[DATA PROVIDED]
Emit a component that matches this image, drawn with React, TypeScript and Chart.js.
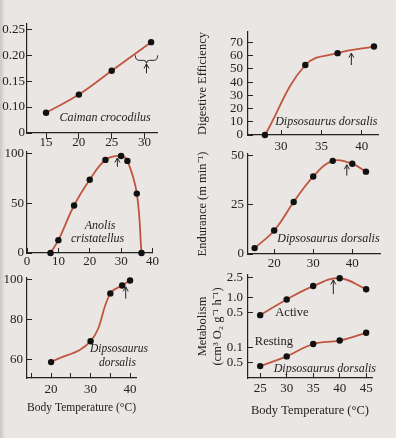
import React, { useEffect, useRef } from "react";
import { Chart, registerables } from "chart.js";

Chart.register(...registerables);
Chart.defaults.font.family = '"Liberation Serif", "Times New Roman", serif';

// ---------------- Data ----------------
// Caiman crocodilus
const caimanTemp = [15, 20, 25, 31];
const caimanValue = [0.089, 0.124, 0.17, 0.225];
const caimanXTicks = [15, 20, 25, 30];
const caimanYTicks = [0.05, 0.1, 0.15, 0.2, 0.25];
const caimanYLabels = ["0", "0.10", "0.15", "0.20", "0.25"];

// Anolis cristatellus
const anolisTemp = [7.5, 10, 15, 20, 25, 30, 32, 35, 36.5];
const anolisValue = [0, 13, 48, 74, 94, 98, 93, 60, 0];
const anolisXTicks = [0, 10, 20, 30, 40];
const anolisYTicks = [0, 50, 100];

// Dipsosaurus dorsalis (bottom left)
const dipsoTemp = [20, 30, 35, 38, 40];
const dipsoValue = [58.5, 69, 93, 97, 99.5];
const dipsoXTicks = [15, 20, 25, 30, 35, 40];
const dipsoXLabels = ["", "20", "", "30", "", "40"];
const dipsoYTicks = [60, 80, 100];

// Digestive efficiency
const digestTemp = [28, 33, 37, 41.5];
const digestValue = [0, 53, 62, 67];
const digestXTicks = [30, 35, 40];
const digestYTicks = [0, 10, 20, 30, 40, 50, 60, 70];

// Endurance
const enduranceTemp = [15, 20, 25, 30, 35, 40, 43.5];
const enduranceValue = [3, 12, 26.5, 39.5, 47.5, 46, 42];
const enduranceXTicks = [20, 30, 40];
const enduranceYTicks = [0, 25, 50];

// Metabolism
const metabTemp = [25, 30, 35, 40, 45];
const metabActive = [0.44, 0.9, 1.66, 2.37, 1.44];
const metabResting = [0.043, 0.067, 0.118, 0.138, 0.197];
const metabXTicks = [25, 30, 35, 40, 45];
const metabYTicks = [0.05, 0.1, 0.5, 1.0, 2.5];
const metabYLabels = ["0.5", "0.1", "0.5", "1.0", "2.5"];

// ---------------- Styles ----------------
const INK = "#232323";
const LINE = "#c0563f";
const BG = "#e9e6e4";

const decorPlugin = {
  id: "decor",
  afterDatasetsDraw(chart: any, _args: any, opts: any) {
    const ctx = chart.ctx;
    const xs = chart.scales.x;
    const ys = chart.scales.y;
    ctx.save();
    ctx.fillStyle = INK;
    ctx.strokeStyle = INK;
    ctx.textAlign = "center";
    ctx.textBaseline = "middle";
    (opts.labels || []).forEach((l: any) => {
      ctx.font = `${l.italic ? "italic " : ""}${l.size || 12}px "Liberation Serif", "Times New Roman", serif`;
      ctx.fillText(l.text, xs.getPixelForValue(l.x), ys.getPixelForValue(l.y));
    });
    ctx.lineWidth = 1;
    (opts.arrows || []).forEach((a: any) => {
      const x = xs.getPixelForValue(a.x);
      const y0 = ys.getPixelForValue(a.from);
      const y1 = ys.getPixelForValue(a.to);
      ctx.beginPath();
      ctx.moveTo(x, y0);
      ctx.lineTo(x, y1);
      ctx.stroke();
      ctx.beginPath();
      ctx.moveTo(x - 2.5, y1 + 4.5);
      ctx.lineTo(x, y1);
      ctx.lineTo(x + 2.5, y1 + 4.5);
      ctx.stroke();
    });
    if (opts.brace) {
      const b = opts.brace;
      const bx0 = xs.getPixelForValue(b.x0);
      const bx1 = xs.getPixelForValue(b.x1);
      const by = ys.getPixelForValue(b.y);
      const bm = (bx0 + bx1) / 2;
      ctx.beginPath();
      ctx.moveTo(bx0, by - 5);
      ctx.quadraticCurveTo(bx0, by, bx0 + 4, by);
      ctx.lineTo(bm - 3, by);
      ctx.quadraticCurveTo(bm, by, bm, by + 3);
      ctx.quadraticCurveTo(bm, by, bm + 3, by);
      ctx.lineTo(bx1 - 4, by);
      ctx.quadraticCurveTo(bx1, by, bx1, by - 5);
      ctx.stroke();
    }
    ctx.restore();
  },
};

type AxisSpec = {
  type?: string;
  min: number;
  max: number;
  ticks: number[];
  labels?: string[];
  tl: number;
  pad: number;
  title?: string | string[];
  titlePadBottom?: number;
};

type PanelSpec = {
  box: { left: number; top: number; width: number; height: number };
  area: { left: number; top: number; right: number; bottom: number };
  series: { x: number[]; y: number[] }[];
  x: AxisSpec;
  y: AxisSpec;
  decor: any;
};

function makeAxis(a: AxisSpec, size: number, horizontal: boolean) {
  return {
    type: a.type || "linear",
    min: a.min,
    max: a.max,
    afterBuildTicks: (s: any) => {
      s.ticks = a.ticks.map((v) => ({ value: v }));
    },
    afterFit: (s: any) => {
      if (horizontal) s.height = size;
      else s.width = size;
    },
    ticks: {
      autoSkip: false,
      maxRotation: 0,
      minRotation: 0,
      padding: a.pad,
      color: INK,
      font: { size: 13, lineHeight: 1 },
      callback: (_v: any, i: number) => (a.labels ? a.labels[i] : String(a.ticks[i])),
    },
    grid: {
      drawOnChartArea: false,
      drawTicks: true,
      tickLength: a.tl,
      color: INK,
      lineWidth: 1,
    },
    border: { display: true, color: INK, width: 1.2 },
    title: a.title
      ? {
          display: true,
          text: a.title,
          color: INK,
          font: { size: 12.5, lineHeight: 1.2 },
          padding: { top: 0, bottom: a.titlePadBottom || 0 },
        }
      : { display: false },
  };
}

function buildConfig(p: PanelSpec): any {
  const topPad = p.area.top - p.box.top;
  const rightPad = p.box.left + p.box.width - p.area.right;
  const yWidth = p.area.left - p.box.left;
  const xHeight = p.box.top + p.box.height - p.area.bottom;
  return {
    type: "line",
    data: {
      datasets: p.series.map((s) => ({
        data: s.x.map((x, i) => ({ x, y: s.y[i] })),
        borderColor: LINE,
        borderWidth: 1.8,
        tension: 0.4,
        pointRadius: 3.2,
        pointBackgroundColor: "#111",
        pointBorderWidth: 0,
        clip: false,
        fill: false,
      })),
    },
    options: {
      responsive: false,
      maintainAspectRatio: false,
      animation: false,
      devicePixelRatio: 1,
      events: [],
      layout: {
        autoPadding: false,
        padding: { top: topPad, right: rightPad, bottom: 0, left: 0 },
      },
      scales: {
        x: makeAxis(p.x, xHeight, true),
        y: makeAxis(p.y, yWidth, false),
      },
      plugins: {
        legend: { display: false },
        tooltip: { enabled: false },
        decor: p.decor,
      },
    },
    plugins: [decorPlugin],
  };
}

const panels: PanelSpec[] = [
  {
    box: { left: 0, top: 0, width: 166, height: 160 },
    area: { left: 27, top: 24, right: 157, bottom: 133 },
    series: [{ x: caimanTemp, y: caimanValue }],
    x: { min: 12.1, max: 31.9, ticks: caimanXTicks, tl: 6, pad: -3 },
    y: { min: 0.05, max: 0.26, ticks: caimanYTicks, labels: caimanYLabels, tl: -5, pad: 7 },
    decor: {
      labels: [{ text: "Caiman crocodilus", x: 24, y: 0.079, italic: true, size: 12 }],
      arrows: [{ x: 30.3, from: 0.165, to: 0.183 }],
      brace: { x0: 28.6, x1: 32, y: 0.19 },
    },
  },
  {
    box: { left: 0, top: 130, width: 166, height: 150 },
    area: { left: 27, top: 152, right: 157, bottom: 253 },
    series: [{ x: anolisTemp, y: anolisValue }],
    x: { min: 0, max: 40, ticks: anolisXTicks, tl: -5, pad: 7 },
    y: { min: 0, max: 102, ticks: anolisYTicks, tl: -5, pad: 8 },
    decor: {
      labels: [
        { text: "Anolis", x: 23.3, y: 27, italic: true, size: 12 },
        { text: "cristatellus", x: 22.5, y: 14, italic: true, size: 12 },
      ],
      arrows: [{ x: 28.8, from: 87, to: 96 }],
    },
  },
  {
    box: { left: 0, top: 262, width: 150, height: 160 },
    area: { left: 27, top: 277, right: 136, bottom: 378 },
    series: [{ x: dipsoTemp, y: dipsoValue }],
    x: {
      min: 13.9,
      max: 41.5,
      ticks: dipsoXTicks,
      labels: dipsoXLabels,
      tl: -5,
      pad: 10,
      title: "Body Temperature (°C)",
      titlePadBottom: 7,
    },
    y: { min: 50.5, max: 101, ticks: dipsoYTicks, tl: -5, pad: 9 },
    decor: {
      labels: [
        { text: "Dipsosaurus", x: 37.2, y: 65, italic: true, size: 11.5 },
        { text: "dorsalis", x: 36.8, y: 58, italic: true, size: 11.5 },
      ],
      arrows: [{ x: 38.9, from: 90.4, to: 96.3 }],
    },
  },
  {
    box: { left: 195, top: 10, width: 195, height: 150 },
    area: { left: 248, top: 32, right: 378, bottom: 135 },
    series: [{ x: digestTemp, y: digestValue }],
    x: { min: 25.9, max: 42, ticks: digestXTicks, tl: -5, pad: 10 },
    y: { min: 0, max: 78, ticks: digestYTicks, tl: -5, pad: 10, title: "Digestive Efficiency" },
    decor: {
      labels: [{ text: "Dipsosaurus dorsalis", x: 35.6, y: 10, italic: true, size: 12 }],
      arrows: [{ x: 38.7, from: 53, to: 62 }],
    },
  },
  {
    box: { left: 195, top: 130, width: 195, height: 150 },
    area: { left: 248, top: 154, right: 380, bottom: 254 },
    series: [{ x: enduranceTemp, y: enduranceValue }],
    x: { min: 13.3, max: 47.1, ticks: enduranceXTicks, tl: -5, pad: 8 },
    y: { min: 0, max: 51, ticks: enduranceYTicks, tl: -5, pad: 9, title: "Endurance (m min⁻¹)" },
    decor: {
      labels: [{ text: "Dipsosaurus dorsalis", x: 33.9, y: 7.5, italic: true, size: 12 }],
      arrows: [{ x: 38.6, from: 40, to: 45.5 }],
    },
  },
  {
    box: { left: 195, top: 255, width: 195, height: 170 },
    area: { left: 248, top: 275, right: 372, bottom: 378 },
    series: [
      { x: metabTemp, y: metabActive },
      { x: metabTemp, y: metabResting },
    ],
    x: {
      min: 22.7,
      max: 46.1,
      ticks: metabXTicks,
      tl: -5,
      pad: 9,
      title: "Body Temperature (°C)",
      titlePadBottom: 7,
    },
    y: {
      type: "logarithmic",
      min: 0.025,
      max: 2.75,
      ticks: metabYTicks,
      labels: metabYLabels,
      tl: -5,
      pad: 10,
      title: ["Metabolism", "(cm³ O₂ g⁻¹ h⁻¹)"],
    },
    decor: {
      labels: [
        { text: "Active", x: 31, y: 0.5, size: 12.5 },
        { text: "Resting", x: 27.6, y: 0.128, size: 12.5 },
        { text: "Dipsosaurus dorsalis", x: 37.2, y: 0.038, italic: true, size: 12 },
      ],
      arrows: [{ x: 38.8, from: 1.15, to: 2.2 }],
    },
  },
];

function PanelChart({ spec }: { spec: PanelSpec }) {
  const ref = useRef<HTMLCanvasElement>(null);
  useEffect(() => {
    if (!ref.current) return;
    const chart = new Chart(ref.current, buildConfig(spec));
    return () => chart.destroy();
  }, [spec]);
  const b = spec.box;
  return (
    <canvas
      ref={ref}
      width={b.width}
      height={b.height}
      style={{ position: "absolute", left: b.left, top: b.top, width: b.width, height: b.height }}
    />
  );
}

export default function App() {
  return (
    <div
      style={{
        position: "absolute",
        left: 0,
        top: 0,
        width: 396,
        height: 438,
        overflow: "hidden",
        background: `linear-gradient(to right, #c9c6c5 0px, ${BG} 5px, ${BG} 100%)`,
      }}
    >
      {panels.map((p, i) => (
        <PanelChart key={i} spec={p} />
      ))}
    </div>
  );
}
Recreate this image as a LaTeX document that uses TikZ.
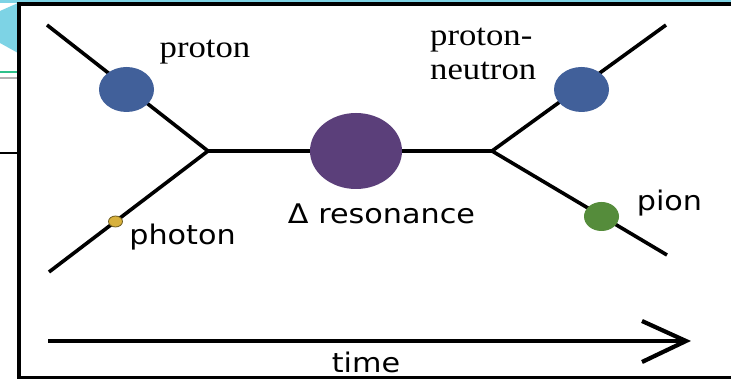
\documentclass[tikz,border=0pt]{standalone}
\usepackage{fontspec}
\usepackage{graphicx}
\setmainfont{Liberation Serif}
\newfontfamily\sansf{DejaVu Sans}
\usetikzlibrary{shapes.geometric,calc}
\definecolor{protblue}{HTML}{41609A}
\definecolor{deltapurple}{HTML}{5B3F7A}
\definecolor{piongreen}{HTML}{558C3B}
\definecolor{photyellow}{HTML}{D8B13C}
\definecolor{photedge}{HTML}{6B5A20}
\definecolor{slidecyan}{HTML}{7DD3E5}
\definecolor{slidegreen}{HTML}{2EC08A}
\newcommand\widetxt[1]{\scalebox{1.12}[1]{#1}}
\tikzset{
  track/.style={line width=3.6pt, line cap=butt},
  blob/.style={ellipse, inner sep=0pt, draw=none},
  seriflbl/.style={inner sep=0pt, font=\fontsize{31}{34}\selectfont},
  sanslbl/.style={inner sep=0pt, font=\sansf\fontsize{27}{30}\selectfont},
  timeline/.style={line width=4.2pt, line join=miter}
}
\begin{document}
\begin{tikzpicture}[x=1pt,y=-1pt]
\useasboundingbox (0,0) rectangle (731,379);
\clip (0,0) rectangle (731,379);
% slide background outside the frame
\fill[white] (0,0) rectangle (731,379);
\fill[slidecyan] (0,0) rectangle (731,3.5);
\fill[slidecyan] (0,11) -- (18,3) -- (18,53) -- (0,43) -- cycle;
\draw[slidegreen, line width=1.2pt] (0,72) -- (18,72);
\draw[gray!60, line width=1.2pt] (0,78) -- (18,78);
\draw[black, line width=2pt] (0,153) -- (18,153);
% frame
\draw[line width=4pt] (19,740) -- (19,4.5) -- (740,4.5);
\draw[line width=4pt] (17,377.5) -- (740,377.5);

% vertices and free ends
\coordinate (lv) at (208,151);
\coordinate (rv) at (492,151);
\coordinate (ulend) at (47,25);
\coordinate (llend) at (49,272);
\coordinate (urend) at (666,25);
\coordinate (lrend) at (667,255);

\draw[track] (ulend) -- (lv);
\draw[track] (llend) -- (lv);
\draw[track] (lv) -- (rv);
\draw[track] (rv) -- (urend);
\draw[track] (rv) -- (lrend);

\node[blob, fill=protblue, minimum width=55pt, minimum height=45pt] (proton) at (126.5,89.5) {};
\node[blob, fill=photyellow, draw=photedge, line width=0.8pt, minimum width=14pt, minimum height=11pt] (photon) at (115.5,221.5) {};
\node[blob, fill=deltapurple, minimum width=92pt, minimum height=76pt] (delta) at (356,151) {};
\node[blob, fill=protblue, minimum width=55pt, minimum height=45pt] (pn) at (581.5,89.5) {};
\node[blob, fill=piongreen, minimum width=35pt, minimum height=29pt] (pion) at (601.5,216.5) {};

% labels
\node[seriflbl, anchor=base] (protonlbl) at (205,58) {\widetxt{proton}};
\node[seriflbl, anchor=base west] (pnlbl1) at (430,46) {\widetxt{proton-}};
\node[seriflbl, anchor=base west] (pnlbl2) at (430,80) {\widetxt{neutron}};
\node[sanslbl, anchor=base] (photonlbl) at (182.5,245) {\widetxt{photon}};
\node[sanslbl, anchor=base] (deltalbl) at (381.5,224) {\widetxt{Δ resonance}};
\node[sanslbl, anchor=base] (pionlbl) at (669.5,211) {\widetxt{pion}};
\node[sanslbl, anchor=base] (timelbl) at (366,372.5) {\widetxt{time}};

% time arrow
\coordinate (tstart) at (48,341);
\coordinate (ttip) at (686,341);
\draw[timeline] (tstart) -- (ttip);
\draw[timeline] ($(ttip)+(-44,-20)$) -- (ttip) -- ($(ttip)+(-44,21)$);
\end{tikzpicture}
\end{document}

[WHAT TO DO]
Only the number is wanted: how many lines in the entries above contain the word "this"?

[EXPECTED ANSWER]
2